The Rev. Fred Phelps Sr., who founded a Kansas church widely known for its protests at military funerals and anti-gay sentiments, has died, according to his son Tim Phelps, reports Kansas First News. He was 84.
Phelps was being cared for in an unidentified Kansas facility, Westboro Baptist Church spokesman Steve Drain said on Sunday, adding as the only detail, “He’s an old man, and old people get health problems.”
Members of the Westboro church, based in Topeka, frequently protest at funerals of soldiers with signs containing messages such as “Thank God for dead soldiers,” and “Thank God for 9/11,” claiming the deaths are God’s punishment for American immorality and tolerance of homosexuality and abortion.
Westboro Baptist, a small group made mostly of Phelps’s extended family, inspired a federal law and laws in numerous states limiting picketing at funerals.

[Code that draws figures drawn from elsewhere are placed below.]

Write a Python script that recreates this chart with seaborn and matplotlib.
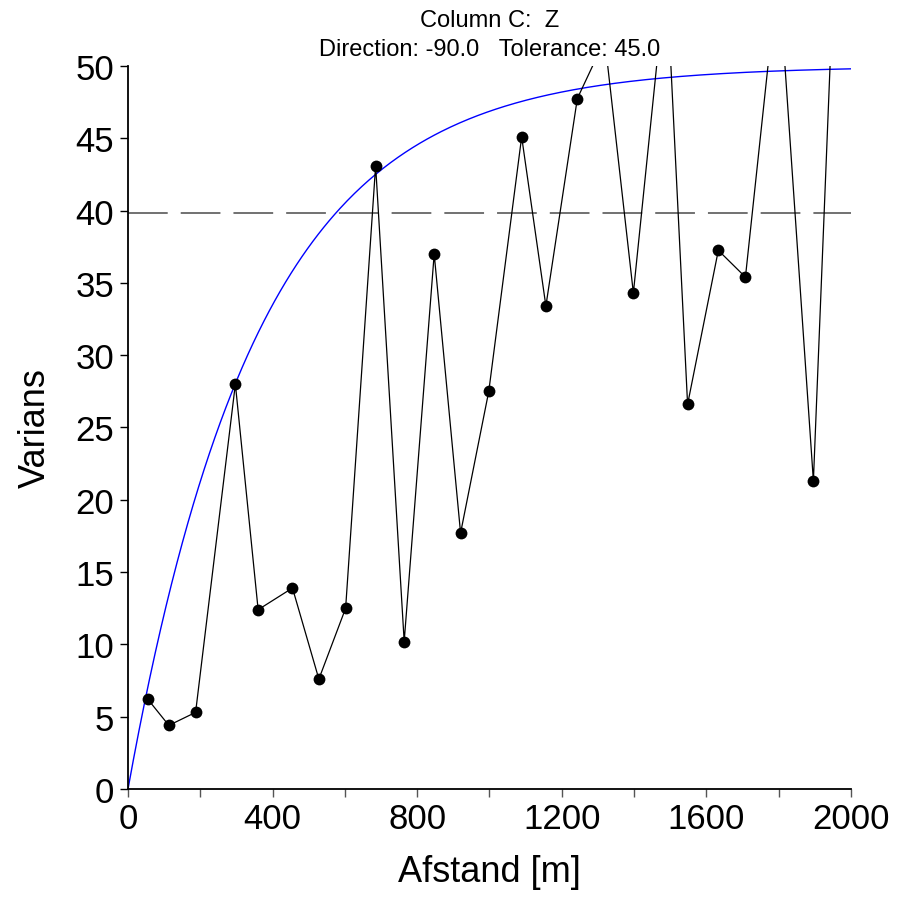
import numpy as np
import pandas as pd
import matplotlib
matplotlib.use("Agg")
import matplotlib.pyplot as plt
import seaborn as sns
from matplotlib.ticker import MultipleLocator

# experimental variogram (lag distance, semivariance); some points lie above the 50 limit
lag_distance = [55, 113, 187, 297, 360, 455, 528, 602, 685, 764, 847, 920, 998,
                1089, 1156, 1243, 1319, 1398, 1489, 1548, 1633, 1708, 1799, 1896, 1975]
semivariance = [6.2, 4.4, 5.3, 28.0, 12.4, 13.9, 7.6, 12.5, 43.1, 10.2, 37.0, 17.7, 27.5,
                45.1, 33.4, 47.75, 51.8, 34.3, 56.5, 26.6, 37.25, 35.4, 56.7, 21.3, 70.5]

# fitted exponential model
model_sill = 50.0
model_range = 1083.0
data_variance = 39.85

x_ticks = [0, 400, 800, 1200, 1600, 2000]
y_ticks = [0, 5, 10, 15, 20, 25, 30, 35, 40, 45, 50]

sns.set_theme(style="ticks", rc={
    "text.color": "black",
    "axes.labelcolor": "black",
    "xtick.color": "black",
    "ytick.color": "black",
})
plt.rcParams["font.family"] = ["Liberation Sans", "DejaVu Sans"]

df = pd.DataFrame({"lag": lag_distance, "gamma": semivariance})
h = np.linspace(0, 2000, 400)
model = pd.DataFrame({"lag": h, "gamma": model_sill * (1 - np.exp(-3 * h / model_range))})

fig = plt.figure(figsize=(8.97, 9.04), dpi=100)
ax = fig.add_axes([0.1427, 0.1261, 0.8060, 0.7998])

sns.lineplot(data=model, x="lag", y="gamma", color="#0000ff", linewidth=1.0, ax=ax)
ax.axhline(data_variance, color="#666666", linewidth=1.3, dashes=(22, 7.2))
sns.lineplot(data=df, x="lag", y="gamma", sort=False, color="black", linewidth=0.9,
             marker="o", markersize=8.5, markeredgewidth=0, ax=ax)

ax.set_xlim(0, 2000)
ax.set_ylim(0, 50)
ax.set_xticks(x_ticks)
ax.xaxis.set_minor_locator(MultipleLocator(200))
ax.set_yticks(y_ticks)
ax.tick_params(axis="both", which="major", labelsize=25, length=6, width=1,
               color="black", labelcolor="black")
ax.tick_params(axis="x", which="minor", length=6, width=1, color="#555555")
ax.tick_params(axis="x", which="major", color="#555555", pad=3)
ax.tick_params(axis="y", pad=4)

for side in ["left", "bottom"]:
    ax.spines[side].set_linewidth(1.3)
    ax.spines[side].set_color("black")
sns.despine(ax=ax)

ax.set_xlabel("Afstand [m]", fontsize=26, labelpad=14)
ax.set_ylabel("Varians", fontsize=26, labelpad=16)
ax.set_title("Column C:  Z\nDirection: -90.0   Tolerance: 45.0", fontsize=17,
             pad=8, linespacing=1.4, color="black")

fig.savefig("out.png", dpi=100)
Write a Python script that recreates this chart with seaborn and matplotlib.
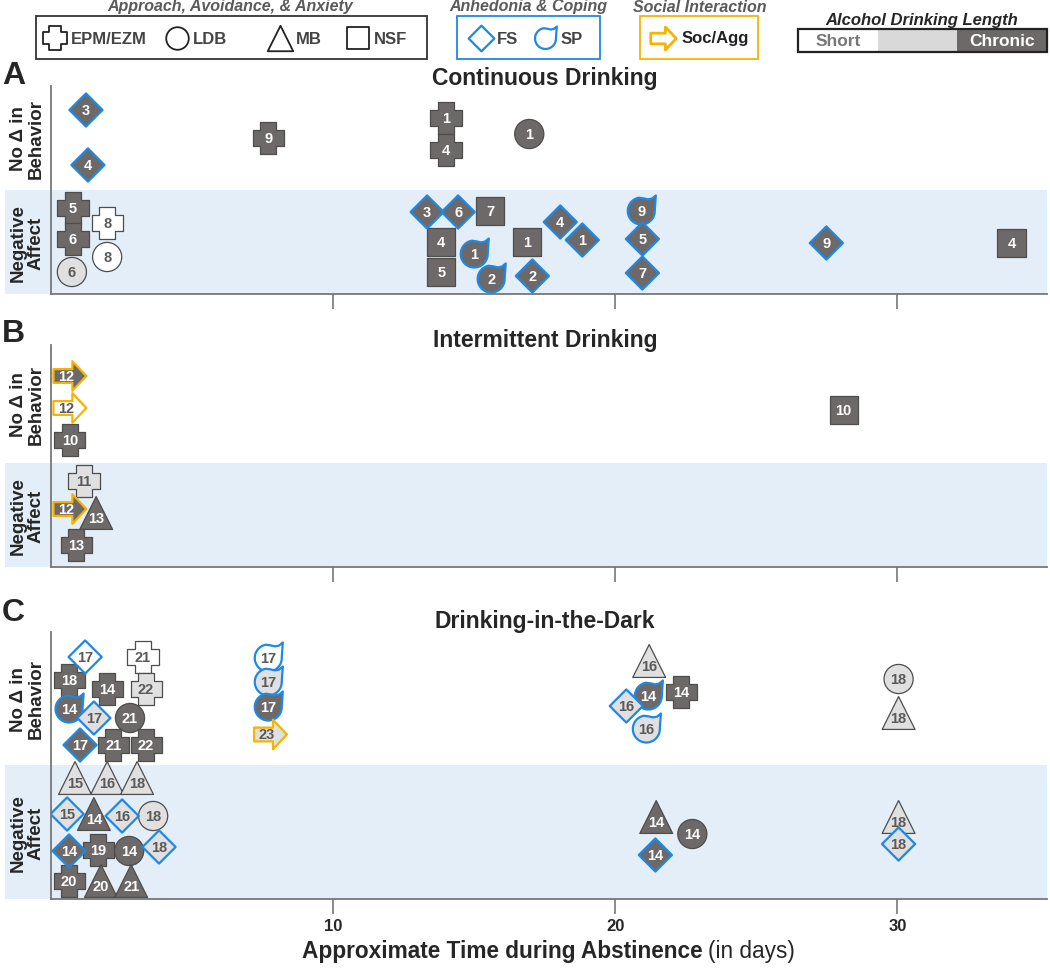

But in a major free-speech ruling in 2011, the U.S. Supreme Court held that the church and its members couldn’t be sued for monetary damages for inflicting pain on grieving families under the First Amendment.
The Southern Poverty Law Center, a civil-rights nonprofit group, has called Westboro Baptist Church a hate group.
Nate Phelps, an estranged son of Fred Phelps, told the Associated Press in a phone interview Sunday night that members of Westboro voted Phelps out of the church last summer, apparently “after some kind of falling out.”
Nate Phelps, who broke away from the church 37 years ago, said church members became concerned afterward that his father might harm himself and moved him out of the church, where he and his wife had lived for years. Fred Phelps was moved into a house, stopped eating and was then moved into hospice care, Nate Phelps said.
Drain declined comment Sunday on whether Fred Phelps had been voted out of the church. Drain said Westboro Baptist Church doesn’t have a designated leader.
When news circulated that Phelps was gravely ill, Kansas’s leading gay-rights group urged the gay community to respect the privacy of the “notoriously anti-LGBT” pastor.
Phelps and the members of his church have “harassed” the grieving families of lesbian, gay, bisexual and transgender Kansans and others, Thomas Witt, executive director of Equality Kansas, said in a prepared statement.
But Witt added: “This is our moment as a community to rise above the sorrow, anger, and strife he sowed, and to show the world we are caring and compassionate people who respect the privacy and dignity of all.”
Nate Phelps said he has no doubt some people would want to protest his father’s funeral but added, “I wish they wouldn’t.”